» **WHAT NEEDS TO BE DONE**
Without the pictures, can you quote each line below exactly?
+++
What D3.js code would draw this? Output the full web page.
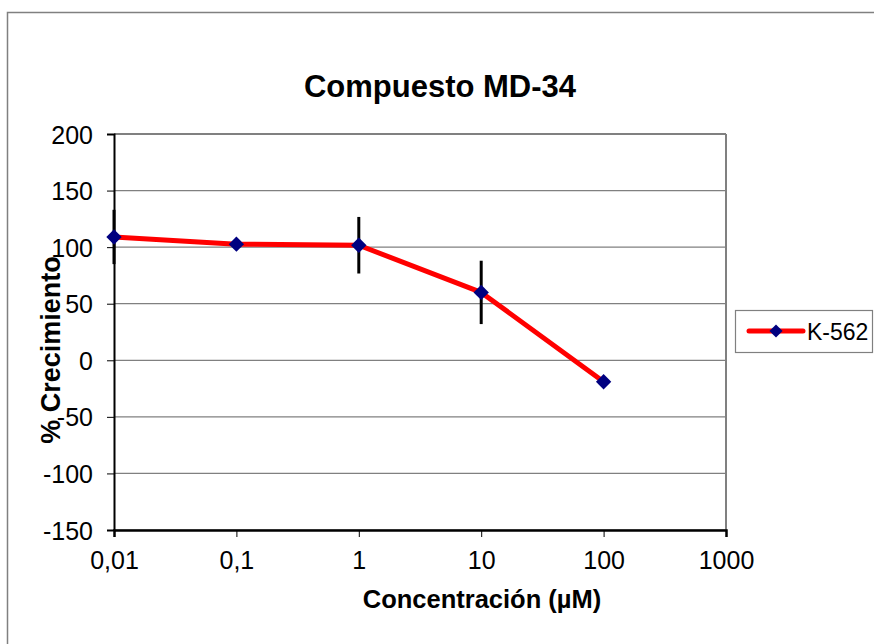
<!DOCTYPE html>
<html>
<head>
<meta charset="utf-8">
<script src="https://cdn.jsdelivr.net/npm/d3@7"></script>
<style>
  body { margin: 0; background: #fff; }
  text { font-family: "Liberation Sans", Arial, sans-serif; fill: #000; }
</style>
</head>
<body>
<svg width="874" height="644"></svg>
<script>
// data
var concentrations = [0.01, 0.1, 1, 10, 100]
var growth = [109, 102.6, 101.7, 60, -19]
var errors = [24, 3, 25, 28, 2]
var xTicks = [0.01, 0.1, 1, 10, 100, 1000]
var xTickLabels = ['0,01', '0,1', '1', '10', '100', '1000']
var yTicks = [-150, -100, -50, 0, 50, 100, 150, 200]
var seriesName = 'K-562'

var points = concentrations.map(function(c, i) {
  return { x: c, y: growth[i], err: errors[i] }
})

const svg = d3.select('svg')

// outer chart border (only top and left visible)
svg.append('rect')
  .attr('x', 7.5).attr('y', 12.5)
  .attr('width', 900).attr('height', 700)
  .attr('fill', 'none')
  .attr('stroke', '#808080')
  .attr('stroke-width', 1.5)

const plotLeft = 114, plotTop = 134, plotRight = 726, plotBottom = 530
const width = plotRight - plotLeft
const height = plotBottom - plotTop

const chart = svg.append('g').attr('transform', `translate(${plotLeft}, ${plotTop})`)

const xScale = d3.scaleLog().domain([0.01, 1000]).range([0, width])
const yScale = d3.scaleLinear().domain([-150, 200]).range([height, 0])

// horizontal grid
chart.append('g')
  .selectAll('line')
  .data(yTicks)
  .enter()
  .append('line')
  .attr('x1', 0).attr('x2', width)
  .attr('y1', d => yScale(d)).attr('y2', d => yScale(d))
  .attr('stroke', '#808080')
  .attr('stroke-width', d => d === 200 ? 2 : 1.2)

// right border of plot area
chart.append('line')
  .attr('x1', width).attr('x2', width)
  .attr('y1', 0).attr('y2', height)
  .attr('stroke', '#808080')
  .attr('stroke-width', 2)

// y axis
const yAxis = chart.append('g')
  .call(d3.axisLeft(yScale).tickValues(yTicks).tickSize(7).tickPadding(14).tickFormat(d3.format('d')))
yAxis.select('.domain').attr('stroke', '#000').attr('stroke-width', 2)
yAxis.selectAll('.tick line').attr('stroke', '#000').attr('stroke-width', 1)
yAxis.selectAll('text')
  .style('font-size', '25px')
  .style('font-family', '"Liberation Sans", Arial, sans-serif')
  .attr('dy', '0.36em')
  .text(d => String(d))

// x axis
const xAxis = chart.append('g')
  .attr('transform', `translate(0, ${height})`)
  .call(d3.axisBottom(xScale).tickValues(xTicks).tickSize(7).tickPadding(14)
    .tickFormat((d, i) => xTickLabels[i]))
xAxis.select('.domain').attr('stroke', '#000').attr('stroke-width', 2.5)
xAxis.selectAll('.tick line').attr('stroke', '#000').attr('stroke-width', 1)
xAxis.selectAll('text')
  .style('font-size', '25px')
  .style('font-family', '"Liberation Sans", Arial, sans-serif')

// series line
const line = d3.line().x(d => xScale(d.x)).y(d => yScale(d.y))
chart.append('path')
  .datum(points)
  .attr('d', line)
  .attr('fill', 'none')
  .attr('stroke', '#ff0000')
  .attr('stroke-width', 5)
  .attr('stroke-linejoin', 'round')

// error bars
chart.selectAll('.err')
  .data(points)
  .enter()
  .append('line')
  .attr('class', 'err')
  .attr('x1', d => xScale(d.x)).attr('x2', d => xScale(d.x))
  .attr('y1', d => yScale(d.y + d.err)).attr('y2', d => yScale(d.y - d.err))
  .attr('stroke', '#000')
  .attr('stroke-width', 3)

// markers
const diamond = d3.symbol().type(d3.symbolDiamond2).size(150)
chart.selectAll('.pt')
  .data(points)
  .enter()
  .append('path')
  .attr('class', 'pt')
  .attr('d', diamond)
  .attr('transform', d => `translate(${xScale(d.x)}, ${yScale(d.y)})`)
  .attr('fill', '#000080')

// title
svg.append('text')
  .attr('x', 440).attr('y', 97)
  .attr('text-anchor', 'middle')
  .style('font-size', '31px')
  .style('font-weight', 'bold')
  .text('Compuesto MD-34')

// axis titles
svg.append('text')
  .attr('x', 482).attr('y', 608)
  .attr('text-anchor', 'middle')
  .style('font-size', '25.5px')
  .style('font-weight', 'bold')
  .text('Concentración (µM)')

svg.append('text')
  .attr('transform', 'translate(60, 350) rotate(-90)')
  .attr('text-anchor', 'middle')
  .style('font-size', '27px')
  .style('font-weight', 'bold')
  .text('% Crecimiento')

// legend
const legend = svg.append('g').attr('transform', 'translate(735, 310)')
legend.append('rect')
  .attr('x', 0.5).attr('y', 0.5)
  .attr('width', 137).attr('height', 42)
  .attr('fill', '#fff')
  .attr('stroke', '#808080')
  .attr('stroke-width', 1.2)
legend.append('line')
  .attr('x1', 14).attr('x2', 68)
  .attr('y1', 21).attr('y2', 21)
  .attr('stroke', '#ff0000')
  .attr('stroke-width', 5)
  .attr('stroke-linecap', 'round')
legend.append('path')
  .attr('d', d3.symbol().type(d3.symbolDiamond2).size(110))
  .attr('transform', 'translate(41, 21)')
  .attr('fill', '#000080')
legend.append('text')
  .attr('x', 72).attr('y', 30)
  .style('font-size', '23px')
  .text(seriesName)
</script>
</body>
</html>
+++
» **COMPLETED TASK**
What D3.js code would draw this? Output the full web page.
<!DOCTYPE html>
<html>
<head>
<meta charset="utf-8">
<script src="https://cdn.jsdelivr.net/npm/d3@7"></script>
<style>
  body { margin: 0; background: #fff; }
  text { font-family: "Liberation Sans", Arial, sans-serif; fill: #000; }
</style>
</head>
<body>
<svg width="874" height="644"></svg>
<script>
// data
var concentrations = [0.01, 0.1, 1, 10, 100]
var growth = [109, 102.6, 101.7, 60, -19]
var errors = [24, 3, 25, 28, 2]
var xTicks = [0.01, 0.1, 1, 10, 100, 1000]
var xTickLabels = ['0,01', '0,1', '1', '10', '100', '1000']
var yTicks = [-150, -100, -50, 0, 50, 100, 150, 200]
var seriesName = 'K-562'

var points = concentrations.map(function(c, i) {
  return { x: c, y: growth[i], err: errors[i] }
})

const svg = d3.select('svg')

// outer chart border (only top and left visible)
svg.append('rect')
  .attr('x', 7.5).attr('y', 12.5)
  .attr('width', 900).attr('height', 700)
  .attr('fill', 'none')
  .attr('stroke', '#808080')
  .attr('stroke-width', 1.5)

const plotLeft = 114, plotTop = 134, plotRight = 726, plotBottom = 530
const width = plotRight - plotLeft
const height = plotBottom - plotTop

const chart = svg.append('g').attr('transform', `translate(${plotLeft}, ${plotTop})`)

const xScale = d3.scaleLog().domain([0.01, 1000]).range([0, width])
const yScale = d3.scaleLinear().domain([-150, 200]).range([height, 0])

// horizontal grid
chart.append('g')
  .selectAll('line')
  .data(yTicks)
  .enter()
  .append('line')
  .attr('x1', 0).attr('x2', width)
  .attr('y1', d => yScale(d)).attr('y2', d => yScale(d))
  .attr('stroke', '#808080')
  .attr('stroke-width', d => d === 200 ? 2 : 1.2)

// right border of plot area
chart.append('line')
  .attr('x1', width).attr('x2', width)
  .attr('y1', 0).attr('y2', height)
  .attr('stroke', '#808080')
  .attr('stroke-width', 2)

// y axis
const yAxis = chart.append('g')
  .call(d3.axisLeft(yScale).tickValues(yTicks).tickSize(7).tickPadding(14).tickFormat(d3.format('d')))
yAxis.select('.domain').attr('stroke', '#000').attr('stroke-width', 2)
yAxis.selectAll('.tick line').attr('stroke', '#000').attr('stroke-width', 1)
yAxis.selectAll('text')
  .style('font-size', '25px')
  .style('font-family', '"Liberation Sans", Arial, sans-serif')
  .attr('dy', '0.36em')
  .text(d => String(d))

// x axis
const xAxis = chart.append('g')
  .attr('transform', `translate(0, ${height})`)
  .call(d3.axisBottom(xScale).tickValues(xTicks).tickSize(7).tickPadding(14)
    .tickFormat((d, i) => xTickLabels[i]))
xAxis.select('.domain').attr('stroke', '#000').attr('stroke-width', 2.5)
xAxis.selectAll('.tick line').attr('stroke', '#000').attr('stroke-width', 1)
xAxis.selectAll('text')
  .style('font-size', '25px')
  .style('font-family', '"Liberation Sans", Arial, sans-serif')

// series line
const line = d3.line().x(d => xScale(d.x)).y(d => yScale(d.y))
chart.append('path')
  .datum(points)
  .attr('d', line)
  .attr('fill', 'none')
  .attr('stroke', '#ff0000')
  .attr('stroke-width', 5)
  .attr('stroke-linejoin', 'round')

// error bars
chart.selectAll('.err')
  .data(points)
  .enter()
  .append('line')
  .attr('class', 'err')
  .attr('x1', d => xScale(d.x)).attr('x2', d => xScale(d.x))
  .attr('y1', d => yScale(d.y + d.err)).attr('y2', d => yScale(d.y - d.err))
  .attr('stroke', '#000')
  .attr('stroke-width', 3)

// markers
const diamond = d3.symbol().type(d3.symbolDiamond2).size(150)
chart.selectAll('.pt')
  .data(points)
  .enter()
  .append('path')
  .attr('class', 'pt')
  .attr('d', diamond)
  .attr('transform', d => `translate(${xScale(d.x)}, ${yScale(d.y)})`)
  .attr('fill', '#000080')

// title
svg.append('text')
  .attr('x', 440).attr('y', 97)
  .attr('text-anchor', 'middle')
  .style('font-size', '31px')
  .style('font-weight', 'bold')
  .text('Compuesto MD-34')

// axis titles
svg.append('text')
  .attr('x', 482).attr('y', 608)
  .attr('text-anchor', 'middle')
  .style('font-size', '25.5px')
  .style('font-weight', 'bold')
  .text('Concentración (µM)')

svg.append('text')
  .attr('transform', 'translate(60, 350) rotate(-90)')
  .attr('text-anchor', 'middle')
  .style('font-size', '27px')
  .style('font-weight', 'bold')
  .text('% Crecimiento')

// legend
const legend = svg.append('g').attr('transform', 'translate(735, 310)')
legend.append('rect')
  .attr('x', 0.5).attr('y', 0.5)
  .attr('width', 137).attr('height', 42)
  .attr('fill', '#fff')
  .attr('stroke', '#808080')
  .attr('stroke-width', 1.2)
legend.append('line')
  .attr('x1', 14).attr('x2', 68)
  .attr('y1', 21).attr('y2', 21)
  .attr('stroke', '#ff0000')
  .attr('stroke-width', 5)
  .attr('stroke-linecap', 'round')
legend.append('path')
  .attr('d', d3.symbol().type(d3.symbolDiamond2).size(110))
  .attr('transform', 'translate(41, 21)')
  .attr('fill', '#000080')
legend.append('text')
  .attr('x', 72).attr('y', 30)
  .style('font-size', '23px')
  .text(seriesName)
</script>
</body>
</html>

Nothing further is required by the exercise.